Dans Le Jardin des Langues (1ere partie), ne cherchez pas le sens, c’est de la poésie surréaliste, syncopée et illisible – initiation ou épreuve – pour un amoureux de la prose comme moi, à laquelle Perse et Michaux, par exemple, nous y ont habitué.
Or, dans Les Balcons de Babel (2e partie), il revient à la prose. Dans la deuxième partie du chapitre par contre, il retourne à cette prose non-ponctuée et incompréhensible. Comme dans le Jardin (1ere partie), chaque poème compte une seule phrase au fil de laquelle s’ouvrent de multiples parenthèses, comme autant de portes pour s’approcher du but – plus de clarté, toujours plus de paroles –, multipliant les détails, alors qu’en vérité on s’éloigne de plus en plus d’une élocution claire narrant un sujet qui progresse, ou peut-être pas… – avançant dans la pièce jusqu’au coin, où il n’y a plus aucune perspective que celle intérieure, où la poésie s’adonne à une sorte de prière, d’orémus qui appelle souvenirs et poésie; à chaque parenthèse ouverte et jamais fermée, il avance, plonge et se défenestre derechef pour pénétrer vers de plus amples descriptions, suite de la première, cousine de la deuxième, procédant dans la descendance, d’enfant en enfant de phrases, ou dans l’ascendance, d’aïeule en aïeule, toujours plus vrai, et de mémoire plus active.
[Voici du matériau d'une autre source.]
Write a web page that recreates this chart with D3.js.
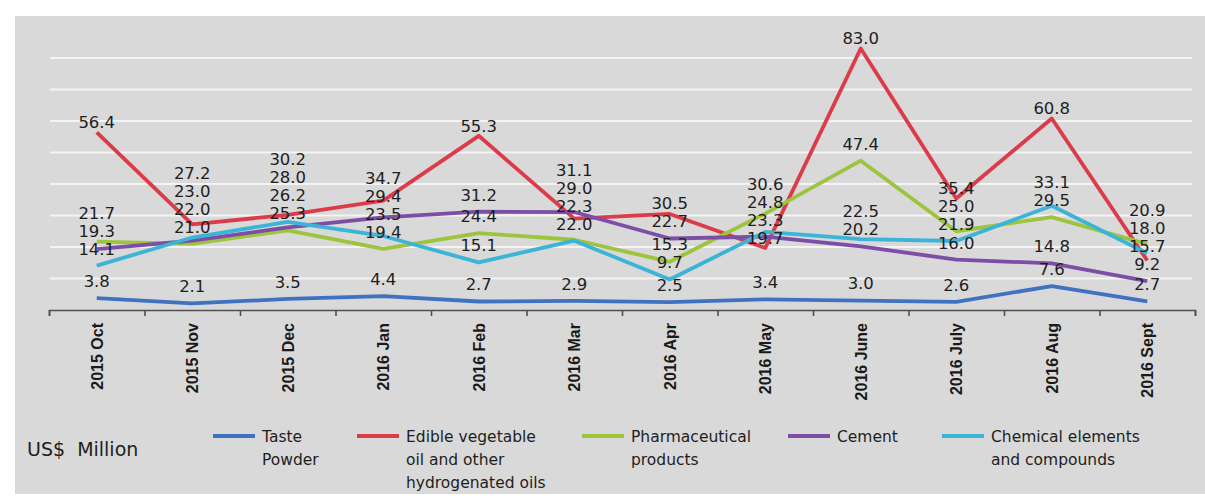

Malgré tout, on finit par prendre et apprécier le rythme : la couverture se retire de ce lit comme un voile, et on découvre le corps nu de la virtuosité.
Au Bois Dormant (3e partie), on voit l’héritage du prosaïsme du Spleen de Paris enté par le cousinage de René Char; et l’évolution, toujours dans la prose pure – et poétique.
Dans La mémoire aime chasser dans le noir (4e partie), on s’approche de la prose et de la poésie racontée – anecdotes, histoires, contes, fables –, avec moins de densité, plus sereine : souvenirs d’enfance et histoires de famille, surtout (voir les extraits).
Les extraits des notes, de la postface et du texte expriment mieux la quête et le travail de Macé en général et au fil de ses recueils, dont plusieurs sont regroupés dans ce livre publié dans Poésie/Gallimard.
Extraits :
«On piétine dans les marais de la mémoire afin, momentanément, de remonter au commencement de soi, au-delà du père connu, vers l’ancêtre inconnu, celui qui n’est que sous forme d’ombre dans les chambres les mieux closes.» (Préface.)
«Renouer avec la tradition orale du poème narratif, c’est dire une parole inventant à mesure sa mémoire : entassements, écroulements, vertiges… Enfin, ce que les psychanalystes nomment le «travail du deuil» est aussi un culte des ancêtres retrouvé. Non pour un livre des morts, mais pour un livre de sommeil et de la longue descendance des nuits.» (Note.)
«Vieux hibou écarquillant des yeux dorés, Orphée de retour est ébloui par nos lumières, celles des vitrines et celles de la raison trop pure. Guidé par les paroles d’un chant aveugle, il cherche un peu d’ombre et s’arrête à l’entrée d’une brocante encombrée d’allégories, où l’art au milieu des reliques est revendu comme autrefois les indulgences. Puis, il s’endort en fouillant dans ses souvenirs, et revit un cauchemar, pendant lequel il poursuit une chimère malgré sa bosse et son pied-bot.» («Orphée qui se retourne», La mémoire aime chasser dans le noir.)
MACÉ, Gérard, Bois dormant et autres poèmes en prose, Poésie/Gallimard.